• [PROBLEM STATEMENT]
Word for word, give the material below again, minus any images.

(Plotting code records)
┏━━
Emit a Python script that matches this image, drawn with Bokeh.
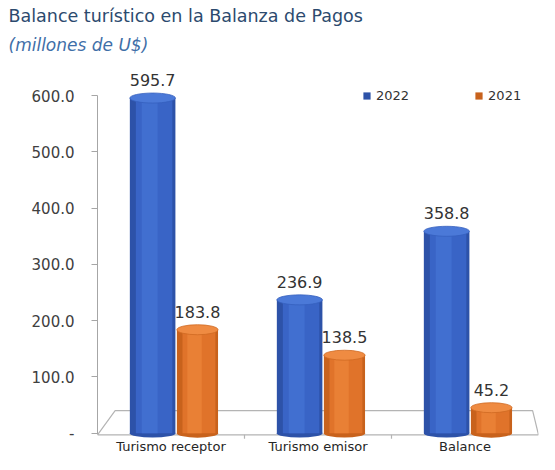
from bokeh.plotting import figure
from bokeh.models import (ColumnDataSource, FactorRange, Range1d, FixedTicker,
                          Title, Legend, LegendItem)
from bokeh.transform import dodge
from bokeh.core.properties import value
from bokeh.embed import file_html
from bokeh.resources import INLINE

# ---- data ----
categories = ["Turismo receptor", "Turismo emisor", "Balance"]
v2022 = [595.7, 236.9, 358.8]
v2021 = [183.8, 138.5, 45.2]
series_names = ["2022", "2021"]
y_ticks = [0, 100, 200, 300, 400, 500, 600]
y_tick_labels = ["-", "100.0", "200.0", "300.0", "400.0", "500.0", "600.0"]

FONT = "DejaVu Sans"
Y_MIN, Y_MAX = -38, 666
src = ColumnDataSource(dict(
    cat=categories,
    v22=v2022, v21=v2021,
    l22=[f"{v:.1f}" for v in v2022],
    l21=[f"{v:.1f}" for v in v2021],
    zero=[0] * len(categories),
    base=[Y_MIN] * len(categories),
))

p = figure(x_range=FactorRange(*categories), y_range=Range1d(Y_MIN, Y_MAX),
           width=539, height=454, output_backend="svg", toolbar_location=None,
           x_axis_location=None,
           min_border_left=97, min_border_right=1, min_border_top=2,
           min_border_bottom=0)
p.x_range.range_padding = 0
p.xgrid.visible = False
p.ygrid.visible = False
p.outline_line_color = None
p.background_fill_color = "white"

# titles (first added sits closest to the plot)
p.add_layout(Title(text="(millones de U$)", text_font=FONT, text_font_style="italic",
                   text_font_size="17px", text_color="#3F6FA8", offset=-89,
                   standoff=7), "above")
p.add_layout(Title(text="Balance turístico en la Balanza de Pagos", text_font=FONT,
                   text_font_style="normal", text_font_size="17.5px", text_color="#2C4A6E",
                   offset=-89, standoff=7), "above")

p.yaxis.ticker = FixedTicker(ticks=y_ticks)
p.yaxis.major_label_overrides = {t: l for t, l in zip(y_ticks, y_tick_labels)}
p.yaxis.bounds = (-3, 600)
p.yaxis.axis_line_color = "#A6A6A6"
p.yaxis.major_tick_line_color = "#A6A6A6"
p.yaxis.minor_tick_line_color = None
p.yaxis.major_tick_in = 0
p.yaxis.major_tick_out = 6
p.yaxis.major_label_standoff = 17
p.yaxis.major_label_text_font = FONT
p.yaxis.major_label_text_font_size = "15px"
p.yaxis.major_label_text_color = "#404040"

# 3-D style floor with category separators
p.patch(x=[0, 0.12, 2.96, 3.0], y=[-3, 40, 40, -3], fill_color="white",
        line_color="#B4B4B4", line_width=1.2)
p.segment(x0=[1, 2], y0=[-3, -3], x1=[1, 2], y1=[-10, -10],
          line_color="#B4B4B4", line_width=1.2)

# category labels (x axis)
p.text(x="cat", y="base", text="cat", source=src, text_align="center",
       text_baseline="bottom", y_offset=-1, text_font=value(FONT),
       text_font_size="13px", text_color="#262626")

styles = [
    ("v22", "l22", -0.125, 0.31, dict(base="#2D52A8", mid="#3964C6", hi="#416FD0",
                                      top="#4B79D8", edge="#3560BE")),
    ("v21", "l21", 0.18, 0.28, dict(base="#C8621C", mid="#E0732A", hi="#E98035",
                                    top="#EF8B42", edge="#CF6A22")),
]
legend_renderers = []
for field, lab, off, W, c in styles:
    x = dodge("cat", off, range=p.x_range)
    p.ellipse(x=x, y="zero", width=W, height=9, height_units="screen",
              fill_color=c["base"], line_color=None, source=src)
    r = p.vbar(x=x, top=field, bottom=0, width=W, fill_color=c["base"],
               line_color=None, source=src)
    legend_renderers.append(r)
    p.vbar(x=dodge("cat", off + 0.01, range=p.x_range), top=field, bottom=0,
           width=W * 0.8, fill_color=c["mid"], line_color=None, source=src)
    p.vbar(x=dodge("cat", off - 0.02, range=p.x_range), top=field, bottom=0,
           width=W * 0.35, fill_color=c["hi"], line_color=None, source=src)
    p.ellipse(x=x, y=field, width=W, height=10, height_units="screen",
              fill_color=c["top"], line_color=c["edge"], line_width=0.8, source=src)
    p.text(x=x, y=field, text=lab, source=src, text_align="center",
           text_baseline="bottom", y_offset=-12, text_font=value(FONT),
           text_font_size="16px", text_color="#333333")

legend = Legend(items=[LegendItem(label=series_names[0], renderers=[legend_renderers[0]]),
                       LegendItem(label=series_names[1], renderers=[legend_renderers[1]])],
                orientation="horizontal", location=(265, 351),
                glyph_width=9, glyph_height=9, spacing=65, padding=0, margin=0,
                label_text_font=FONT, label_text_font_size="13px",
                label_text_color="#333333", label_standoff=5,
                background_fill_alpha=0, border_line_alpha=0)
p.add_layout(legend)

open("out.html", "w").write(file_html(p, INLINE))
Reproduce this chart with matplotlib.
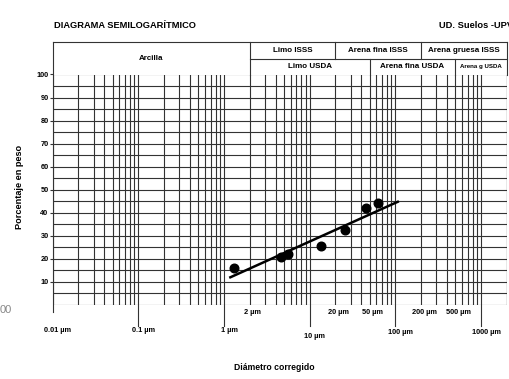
┗━━
• [OUTPUT OF THE EXERCISE]
Emit a Python script that matches this image, drawn with Bokeh.
from bokeh.plotting import figure
from bokeh.models import (ColumnDataSource, FactorRange, Range1d, FixedTicker,
                          Title, Legend, LegendItem)
from bokeh.transform import dodge
from bokeh.core.properties import value
from bokeh.embed import file_html
from bokeh.resources import INLINE

# ---- data ----
categories = ["Turismo receptor", "Turismo emisor", "Balance"]
v2022 = [595.7, 236.9, 358.8]
v2021 = [183.8, 138.5, 45.2]
series_names = ["2022", "2021"]
y_ticks = [0, 100, 200, 300, 400, 500, 600]
y_tick_labels = ["-", "100.0", "200.0", "300.0", "400.0", "500.0", "600.0"]

FONT = "DejaVu Sans"
Y_MIN, Y_MAX = -38, 666
src = ColumnDataSource(dict(
    cat=categories,
    v22=v2022, v21=v2021,
    l22=[f"{v:.1f}" for v in v2022],
    l21=[f"{v:.1f}" for v in v2021],
    zero=[0] * len(categories),
    base=[Y_MIN] * len(categories),
))

p = figure(x_range=FactorRange(*categories), y_range=Range1d(Y_MIN, Y_MAX),
           width=539, height=454, output_backend="svg", toolbar_location=None,
           x_axis_location=None,
           min_border_left=97, min_border_right=1, min_border_top=2,
           min_border_bottom=0)
p.x_range.range_padding = 0
p.xgrid.visible = False
p.ygrid.visible = False
p.outline_line_color = None
p.background_fill_color = "white"

# titles (first added sits closest to the plot)
p.add_layout(Title(text="(millones de U$)", text_font=FONT, text_font_style="italic",
                   text_font_size="17px", text_color="#3F6FA8", offset=-89,
                   standoff=7), "above")
p.add_layout(Title(text="Balance turístico en la Balanza de Pagos", text_font=FONT,
                   text_font_style="normal", text_font_size="17.5px", text_color="#2C4A6E",
                   offset=-89, standoff=7), "above")

p.yaxis.ticker = FixedTicker(ticks=y_ticks)
p.yaxis.major_label_overrides = {t: l for t, l in zip(y_ticks, y_tick_labels)}
p.yaxis.bounds = (-3, 600)
p.yaxis.axis_line_color = "#A6A6A6"
p.yaxis.major_tick_line_color = "#A6A6A6"
p.yaxis.minor_tick_line_color = None
p.yaxis.major_tick_in = 0
p.yaxis.major_tick_out = 6
p.yaxis.major_label_standoff = 17
p.yaxis.major_label_text_font = FONT
p.yaxis.major_label_text_font_size = "15px"
p.yaxis.major_label_text_color = "#404040"

# 3-D style floor with category separators
p.patch(x=[0, 0.12, 2.96, 3.0], y=[-3, 40, 40, -3], fill_color="white",
        line_color="#B4B4B4", line_width=1.2)
p.segment(x0=[1, 2], y0=[-3, -3], x1=[1, 2], y1=[-10, -10],
          line_color="#B4B4B4", line_width=1.2)

# category labels (x axis)
p.text(x="cat", y="base", text="cat", source=src, text_align="center",
       text_baseline="bottom", y_offset=-1, text_font=value(FONT),
       text_font_size="13px", text_color="#262626")

styles = [
    ("v22", "l22", -0.125, 0.31, dict(base="#2D52A8", mid="#3964C6", hi="#416FD0",
                                      top="#4B79D8", edge="#3560BE")),
    ("v21", "l21", 0.18, 0.28, dict(base="#C8621C", mid="#E0732A", hi="#E98035",
                                    top="#EF8B42", edge="#CF6A22")),
]
legend_renderers = []
for field, lab, off, W, c in styles:
    x = dodge("cat", off, range=p.x_range)
    p.ellipse(x=x, y="zero", width=W, height=9, height_units="screen",
              fill_color=c["base"], line_color=None, source=src)
    r = p.vbar(x=x, top=field, bottom=0, width=W, fill_color=c["base"],
               line_color=None, source=src)
    legend_renderers.append(r)
    p.vbar(x=dodge("cat", off + 0.01, range=p.x_range), top=field, bottom=0,
           width=W * 0.8, fill_color=c["mid"], line_color=None, source=src)
    p.vbar(x=dodge("cat", off - 0.02, range=p.x_range), top=field, bottom=0,
           width=W * 0.35, fill_color=c["hi"], line_color=None, source=src)
    p.ellipse(x=x, y=field, width=W, height=10, height_units="screen",
              fill_color=c["top"], line_color=c["edge"], line_width=0.8, source=src)
    p.text(x=x, y=field, text=lab, source=src, text_align="center",
           text_baseline="bottom", y_offset=-12, text_font=value(FONT),
           text_font_size="16px", text_color="#333333")

legend = Legend(items=[LegendItem(label=series_names[0], renderers=[legend_renderers[0]]),
                       LegendItem(label=series_names[1], renderers=[legend_renderers[1]])],
                orientation="horizontal", location=(265, 351),
                glyph_width=9, glyph_height=9, spacing=65, padding=0, margin=0,
                label_text_font=FONT, label_text_font_size="13px",
                label_text_color="#333333", label_standoff=5,
                background_fill_alpha=0, border_line_alpha=0)
p.add_layout(legend)

open("out.html", "w").write(file_html(p, INLINE))
Reproduce this chart with matplotlib.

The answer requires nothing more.